**Given data**
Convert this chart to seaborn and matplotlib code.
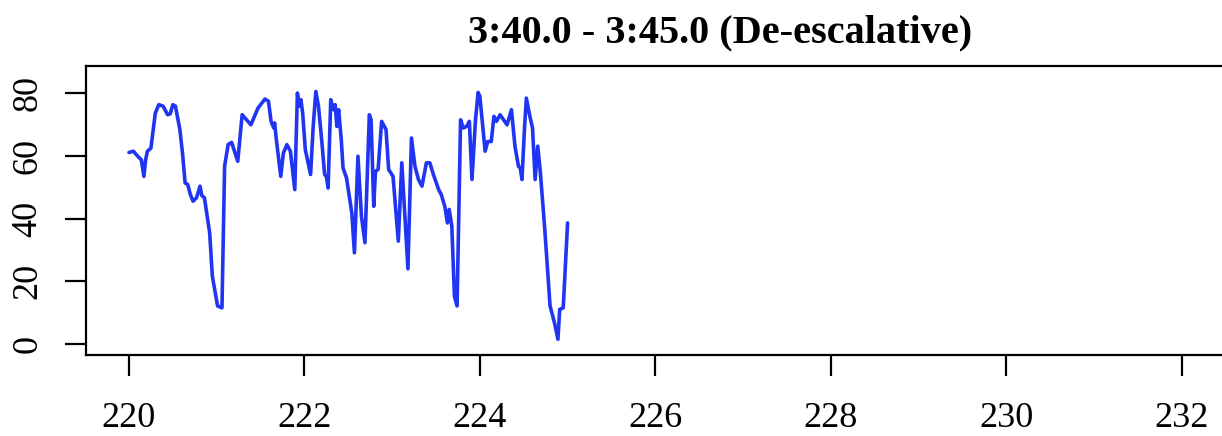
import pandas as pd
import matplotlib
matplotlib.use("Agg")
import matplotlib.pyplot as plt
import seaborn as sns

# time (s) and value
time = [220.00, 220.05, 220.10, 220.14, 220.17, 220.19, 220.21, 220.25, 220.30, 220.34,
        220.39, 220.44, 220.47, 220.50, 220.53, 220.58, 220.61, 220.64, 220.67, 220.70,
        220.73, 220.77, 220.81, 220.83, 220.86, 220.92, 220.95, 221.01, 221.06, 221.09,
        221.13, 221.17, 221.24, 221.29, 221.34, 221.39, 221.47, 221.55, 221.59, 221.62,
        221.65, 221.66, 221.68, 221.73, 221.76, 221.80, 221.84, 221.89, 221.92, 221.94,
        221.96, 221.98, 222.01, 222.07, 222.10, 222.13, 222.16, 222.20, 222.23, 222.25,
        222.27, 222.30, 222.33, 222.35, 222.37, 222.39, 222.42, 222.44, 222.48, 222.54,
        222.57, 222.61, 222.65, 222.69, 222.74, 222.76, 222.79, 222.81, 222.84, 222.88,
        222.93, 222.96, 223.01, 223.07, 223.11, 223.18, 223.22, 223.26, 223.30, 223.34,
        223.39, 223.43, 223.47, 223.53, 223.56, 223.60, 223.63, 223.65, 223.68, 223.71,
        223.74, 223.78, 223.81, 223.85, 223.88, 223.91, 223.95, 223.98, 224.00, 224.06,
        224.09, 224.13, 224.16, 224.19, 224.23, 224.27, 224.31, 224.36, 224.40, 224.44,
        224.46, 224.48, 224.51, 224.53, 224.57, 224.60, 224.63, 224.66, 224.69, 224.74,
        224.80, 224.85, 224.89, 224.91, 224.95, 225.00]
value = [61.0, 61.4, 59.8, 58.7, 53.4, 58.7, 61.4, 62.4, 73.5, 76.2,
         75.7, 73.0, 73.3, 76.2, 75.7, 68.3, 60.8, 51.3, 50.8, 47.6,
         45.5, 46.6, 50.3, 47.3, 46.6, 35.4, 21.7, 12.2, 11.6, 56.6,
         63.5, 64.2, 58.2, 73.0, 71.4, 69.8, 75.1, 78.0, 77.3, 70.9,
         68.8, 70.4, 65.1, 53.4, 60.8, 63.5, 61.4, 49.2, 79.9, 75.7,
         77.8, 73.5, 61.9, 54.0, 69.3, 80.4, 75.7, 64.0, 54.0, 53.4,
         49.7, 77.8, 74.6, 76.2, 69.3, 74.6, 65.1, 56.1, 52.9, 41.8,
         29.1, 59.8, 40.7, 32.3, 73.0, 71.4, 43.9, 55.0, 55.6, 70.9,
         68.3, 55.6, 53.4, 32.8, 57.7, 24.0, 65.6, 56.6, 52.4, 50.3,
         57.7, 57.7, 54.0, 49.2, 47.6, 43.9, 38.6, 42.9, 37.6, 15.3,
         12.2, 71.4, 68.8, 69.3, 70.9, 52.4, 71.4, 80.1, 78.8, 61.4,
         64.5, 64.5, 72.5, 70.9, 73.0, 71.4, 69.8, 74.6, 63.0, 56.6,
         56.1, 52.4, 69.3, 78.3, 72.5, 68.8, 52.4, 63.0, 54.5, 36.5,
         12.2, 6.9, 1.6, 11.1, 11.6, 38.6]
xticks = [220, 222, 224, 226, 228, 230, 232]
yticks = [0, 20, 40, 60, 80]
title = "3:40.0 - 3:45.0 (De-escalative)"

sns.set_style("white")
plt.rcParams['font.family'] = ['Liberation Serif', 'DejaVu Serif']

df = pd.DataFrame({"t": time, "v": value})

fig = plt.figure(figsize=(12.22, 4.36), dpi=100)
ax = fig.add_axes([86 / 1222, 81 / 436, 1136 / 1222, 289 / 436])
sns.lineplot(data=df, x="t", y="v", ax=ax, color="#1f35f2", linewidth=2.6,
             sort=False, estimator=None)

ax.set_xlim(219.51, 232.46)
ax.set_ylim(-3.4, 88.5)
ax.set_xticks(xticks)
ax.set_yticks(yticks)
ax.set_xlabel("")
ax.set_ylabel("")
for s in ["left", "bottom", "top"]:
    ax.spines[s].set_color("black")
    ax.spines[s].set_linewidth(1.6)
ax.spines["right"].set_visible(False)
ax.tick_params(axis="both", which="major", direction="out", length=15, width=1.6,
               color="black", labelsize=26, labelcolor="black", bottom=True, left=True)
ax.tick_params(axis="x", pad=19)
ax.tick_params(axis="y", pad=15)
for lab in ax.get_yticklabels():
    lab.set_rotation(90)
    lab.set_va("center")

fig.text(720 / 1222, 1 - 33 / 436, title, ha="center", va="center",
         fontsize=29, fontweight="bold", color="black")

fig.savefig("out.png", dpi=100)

**Exercise**
Exactly restate the lines from the beginning of the data through the line with "import seaborn as sns", and no others, keeping pictures out.

**Answer below**
Convert this chart to seaborn and matplotlib code.
import pandas as pd
import matplotlib
matplotlib.use("Agg")
import matplotlib.pyplot as plt
import seaborn as sns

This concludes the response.